## The exercise
Show, in full, each line of the data that contains "this".

## Data extracted from a collection
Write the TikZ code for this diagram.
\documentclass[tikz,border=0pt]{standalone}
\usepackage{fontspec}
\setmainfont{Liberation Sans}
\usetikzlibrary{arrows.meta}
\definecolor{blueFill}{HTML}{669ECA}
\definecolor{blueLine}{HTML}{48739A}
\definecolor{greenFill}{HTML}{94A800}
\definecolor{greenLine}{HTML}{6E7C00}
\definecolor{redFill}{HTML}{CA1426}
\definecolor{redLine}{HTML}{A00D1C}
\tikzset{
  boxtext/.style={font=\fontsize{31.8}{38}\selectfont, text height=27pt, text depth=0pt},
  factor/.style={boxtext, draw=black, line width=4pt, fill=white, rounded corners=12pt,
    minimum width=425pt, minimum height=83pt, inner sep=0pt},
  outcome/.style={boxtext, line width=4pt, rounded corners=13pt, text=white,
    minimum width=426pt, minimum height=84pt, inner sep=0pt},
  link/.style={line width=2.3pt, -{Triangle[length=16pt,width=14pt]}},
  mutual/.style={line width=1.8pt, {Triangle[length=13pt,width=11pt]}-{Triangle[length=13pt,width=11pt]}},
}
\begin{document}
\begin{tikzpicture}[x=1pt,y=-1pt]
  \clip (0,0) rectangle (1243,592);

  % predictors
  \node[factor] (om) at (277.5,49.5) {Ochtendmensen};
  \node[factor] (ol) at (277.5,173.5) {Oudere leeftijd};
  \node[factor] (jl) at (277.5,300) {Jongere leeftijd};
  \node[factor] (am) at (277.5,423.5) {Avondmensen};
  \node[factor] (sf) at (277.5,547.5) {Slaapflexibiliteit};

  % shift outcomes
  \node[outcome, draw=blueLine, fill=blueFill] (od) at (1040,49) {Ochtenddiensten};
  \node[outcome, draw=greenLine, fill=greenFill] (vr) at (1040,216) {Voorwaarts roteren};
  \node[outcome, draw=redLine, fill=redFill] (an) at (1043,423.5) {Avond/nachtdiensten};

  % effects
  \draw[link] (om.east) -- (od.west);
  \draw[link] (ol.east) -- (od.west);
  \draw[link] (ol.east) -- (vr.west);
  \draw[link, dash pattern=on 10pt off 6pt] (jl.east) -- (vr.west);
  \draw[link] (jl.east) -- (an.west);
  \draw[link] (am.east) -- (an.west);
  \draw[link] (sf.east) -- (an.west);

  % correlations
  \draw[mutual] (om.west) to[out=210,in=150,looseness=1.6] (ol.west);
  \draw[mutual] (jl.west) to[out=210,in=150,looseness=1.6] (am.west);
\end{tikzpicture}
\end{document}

--

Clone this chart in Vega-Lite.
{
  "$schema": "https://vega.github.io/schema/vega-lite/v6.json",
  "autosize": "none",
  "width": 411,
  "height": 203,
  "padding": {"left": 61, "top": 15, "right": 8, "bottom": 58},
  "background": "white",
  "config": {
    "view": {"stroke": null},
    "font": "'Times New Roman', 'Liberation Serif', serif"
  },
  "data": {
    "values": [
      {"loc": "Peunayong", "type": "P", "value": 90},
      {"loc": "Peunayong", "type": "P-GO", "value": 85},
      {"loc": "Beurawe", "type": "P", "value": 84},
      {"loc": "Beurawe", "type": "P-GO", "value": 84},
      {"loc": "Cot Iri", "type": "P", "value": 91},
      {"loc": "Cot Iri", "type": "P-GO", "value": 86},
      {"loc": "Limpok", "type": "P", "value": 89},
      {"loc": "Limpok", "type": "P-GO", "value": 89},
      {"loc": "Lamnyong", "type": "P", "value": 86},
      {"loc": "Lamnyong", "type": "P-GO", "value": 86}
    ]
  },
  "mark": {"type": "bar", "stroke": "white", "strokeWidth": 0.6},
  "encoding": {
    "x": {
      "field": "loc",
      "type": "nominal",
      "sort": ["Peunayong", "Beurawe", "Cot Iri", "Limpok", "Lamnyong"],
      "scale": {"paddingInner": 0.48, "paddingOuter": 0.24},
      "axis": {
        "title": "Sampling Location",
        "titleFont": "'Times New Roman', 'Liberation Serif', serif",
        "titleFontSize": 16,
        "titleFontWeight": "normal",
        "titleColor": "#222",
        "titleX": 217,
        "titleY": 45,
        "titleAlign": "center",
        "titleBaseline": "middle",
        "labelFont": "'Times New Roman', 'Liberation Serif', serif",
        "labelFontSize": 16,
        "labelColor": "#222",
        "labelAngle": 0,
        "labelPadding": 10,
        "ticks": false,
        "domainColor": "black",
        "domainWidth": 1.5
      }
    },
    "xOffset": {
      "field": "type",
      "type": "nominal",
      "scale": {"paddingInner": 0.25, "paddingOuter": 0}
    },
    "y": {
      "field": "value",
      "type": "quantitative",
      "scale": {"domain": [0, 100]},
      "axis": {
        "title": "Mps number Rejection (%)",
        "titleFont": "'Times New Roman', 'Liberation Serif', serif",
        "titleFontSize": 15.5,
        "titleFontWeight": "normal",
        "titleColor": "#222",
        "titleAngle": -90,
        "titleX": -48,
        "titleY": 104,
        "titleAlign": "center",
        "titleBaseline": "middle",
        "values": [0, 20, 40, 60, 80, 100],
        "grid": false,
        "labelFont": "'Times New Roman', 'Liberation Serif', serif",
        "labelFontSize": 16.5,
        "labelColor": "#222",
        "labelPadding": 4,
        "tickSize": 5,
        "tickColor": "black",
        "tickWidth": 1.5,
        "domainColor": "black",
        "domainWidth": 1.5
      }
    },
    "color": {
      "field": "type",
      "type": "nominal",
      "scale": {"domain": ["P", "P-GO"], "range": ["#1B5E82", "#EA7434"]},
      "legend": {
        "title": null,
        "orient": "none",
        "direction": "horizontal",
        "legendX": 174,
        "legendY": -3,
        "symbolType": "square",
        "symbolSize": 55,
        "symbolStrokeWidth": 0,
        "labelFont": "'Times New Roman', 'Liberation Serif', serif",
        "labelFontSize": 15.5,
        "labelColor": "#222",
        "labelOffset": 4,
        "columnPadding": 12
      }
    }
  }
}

==

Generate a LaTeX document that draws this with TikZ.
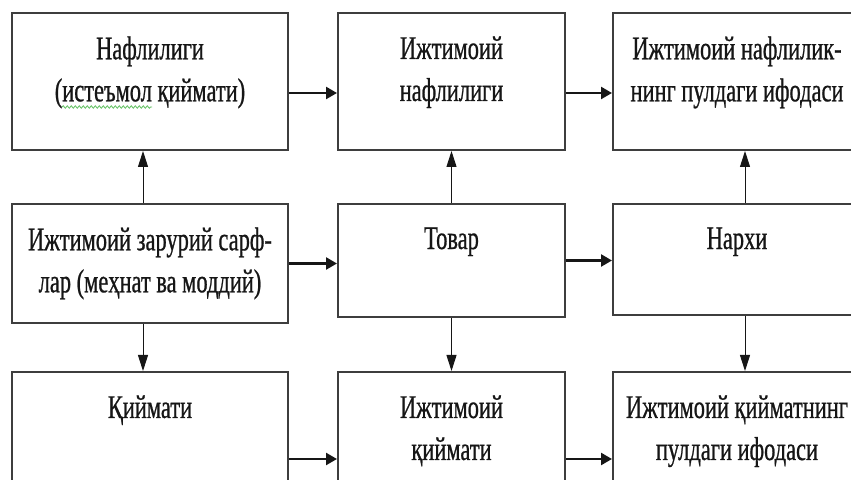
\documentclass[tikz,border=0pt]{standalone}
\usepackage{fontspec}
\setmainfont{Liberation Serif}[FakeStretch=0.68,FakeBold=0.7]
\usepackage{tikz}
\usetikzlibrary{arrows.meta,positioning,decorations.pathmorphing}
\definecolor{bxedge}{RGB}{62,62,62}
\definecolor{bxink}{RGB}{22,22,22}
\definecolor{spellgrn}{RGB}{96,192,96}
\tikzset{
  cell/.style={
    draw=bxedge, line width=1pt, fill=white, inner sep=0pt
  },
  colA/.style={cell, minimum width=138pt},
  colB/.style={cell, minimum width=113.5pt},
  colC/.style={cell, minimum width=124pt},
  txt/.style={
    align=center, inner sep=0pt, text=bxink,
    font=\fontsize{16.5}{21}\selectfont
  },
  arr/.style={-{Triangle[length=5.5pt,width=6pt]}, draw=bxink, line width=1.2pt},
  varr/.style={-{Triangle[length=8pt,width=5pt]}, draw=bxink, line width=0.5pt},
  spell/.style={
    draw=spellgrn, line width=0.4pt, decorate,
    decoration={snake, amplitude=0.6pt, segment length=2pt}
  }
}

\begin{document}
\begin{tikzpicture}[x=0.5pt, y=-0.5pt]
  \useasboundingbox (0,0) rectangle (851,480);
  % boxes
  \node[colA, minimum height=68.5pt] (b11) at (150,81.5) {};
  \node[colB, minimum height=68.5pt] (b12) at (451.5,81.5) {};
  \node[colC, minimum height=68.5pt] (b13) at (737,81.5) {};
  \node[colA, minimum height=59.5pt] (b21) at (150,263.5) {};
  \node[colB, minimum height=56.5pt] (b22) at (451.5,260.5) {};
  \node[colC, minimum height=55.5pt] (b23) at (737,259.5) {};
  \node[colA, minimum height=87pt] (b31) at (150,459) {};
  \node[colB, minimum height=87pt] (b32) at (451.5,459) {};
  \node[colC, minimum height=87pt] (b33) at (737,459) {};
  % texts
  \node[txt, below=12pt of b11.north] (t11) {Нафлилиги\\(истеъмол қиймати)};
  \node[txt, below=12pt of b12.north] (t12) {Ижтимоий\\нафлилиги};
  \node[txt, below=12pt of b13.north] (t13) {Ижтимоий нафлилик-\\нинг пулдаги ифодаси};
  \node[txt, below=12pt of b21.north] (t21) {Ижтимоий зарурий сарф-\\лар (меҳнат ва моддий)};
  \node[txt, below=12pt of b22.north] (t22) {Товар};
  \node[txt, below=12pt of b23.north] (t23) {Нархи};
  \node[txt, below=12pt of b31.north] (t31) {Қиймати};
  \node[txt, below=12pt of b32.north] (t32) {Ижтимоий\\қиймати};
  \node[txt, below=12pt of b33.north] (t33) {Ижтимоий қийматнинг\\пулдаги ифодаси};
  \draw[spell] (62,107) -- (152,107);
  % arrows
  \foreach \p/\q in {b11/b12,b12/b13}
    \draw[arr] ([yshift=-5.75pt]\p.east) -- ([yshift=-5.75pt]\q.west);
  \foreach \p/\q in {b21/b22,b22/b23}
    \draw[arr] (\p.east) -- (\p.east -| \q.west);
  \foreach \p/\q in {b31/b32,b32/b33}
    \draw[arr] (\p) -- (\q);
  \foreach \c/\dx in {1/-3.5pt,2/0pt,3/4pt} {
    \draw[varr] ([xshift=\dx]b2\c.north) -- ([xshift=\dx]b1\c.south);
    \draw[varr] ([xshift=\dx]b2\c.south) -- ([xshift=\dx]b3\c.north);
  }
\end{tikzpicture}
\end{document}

## Task output
Write the TikZ code for this diagram.
Clone this chart in Vega-Lite.
Generate a LaTeX document that draws this with TikZ.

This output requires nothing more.